Detroit Regional Chamber > Advocacy > Legislation on the Move | This Week in Governemnt

Legislation on the Move | This Week in Governemnt

June 12, 2026

This week, the Michigan House continued to move many Chamber-supported, pro-growth pieces of legislation through committee and the floor. Looking forward, high-level budget talks are ongoing, with most legislators wanting to leave Lansing before the 4th of July holiday. Most signs point to a budget in mid-July, although Speaker Matt Hall has floated the idea of a short-term budget to get the state through December 2026.
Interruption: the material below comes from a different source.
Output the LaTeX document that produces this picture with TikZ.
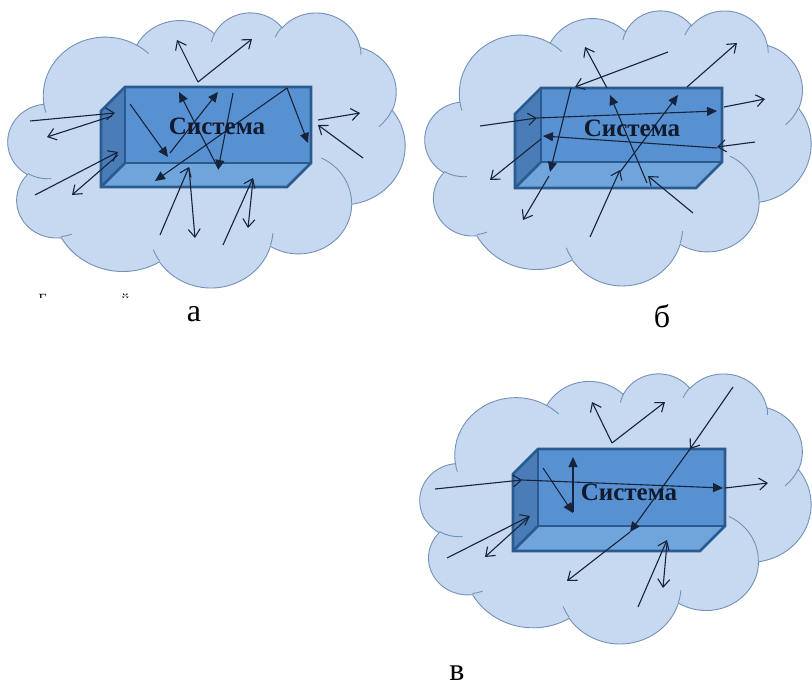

Here are the bills that the Detroit Regional Chamber’s Public Policy and Business Advocacy team were watching this week:

  • SB 301 was passed by the House with major bipartisan support and sent back to the Senate for immediate effect. The Chamber-supported bill creates a tax credit for paid leave for organ donation. 
  • HB 5646 and HB 5697 require Michigan elementary teachers and student teachers to complete LETRS training, a course on the science of reading. These two bills were reported out of committee on June 10. The Chamber supports both bills.  
  • HB 5819 through HB 5821 move up the date for the Michigan Department of Education to adopt a literacy curriculum focused on systematic phonics, language comprehension, vocabulary development, and evidence-based teaching practices. These bills were passed by the House on tight margins and sent to the Senate. The Chamber also supports these bills.  
  • HB 5815 and HB 5816 amend Michigan’s Administrative Procedures Act to eliminate judicial deference to state agencies, mandating that courts review laws de novo. This shifts power to the judiciary, aligning Michigan with a national trend to level the legal playing field for those challenging state regulations. Both bills were passed by the House, mostly on Republican votes, and sent to the Senate.  
  • HB 5817 and HB 5818 enact a REINS-style overhaul of regulations, shifting regulatory power from executive agencies to the legislature. It requires legislative approval for “major rules,” which are economic impacts of $1 million or more, and imposes an automatic five-year sunset on all new regulations, curbing executive overreach through mandatory cost-benefit scrutiny and direct lawmaker consent. Both bills were passed by the House on thin margins and sent to the Senate.  
  • HB 5932 through HB 5935 address bureaucratic roadblocks in the construction permitting process by requiring government agencies to act more quickly on permits. The Chamber supports these bills, which moved with overwhelming bipartisan support from the House to the Senate. 

  • HB 5139 shifts the burden of short-term rental tax collection to the marketplace facilitator instead of the owner of the short-term rental. The Chamber supports this bill, as it streamlines tax collection, ensuring fairness in the short-term rental marketplace. The bill heard testimony on June 11 in the Economic Competitiveness Committee.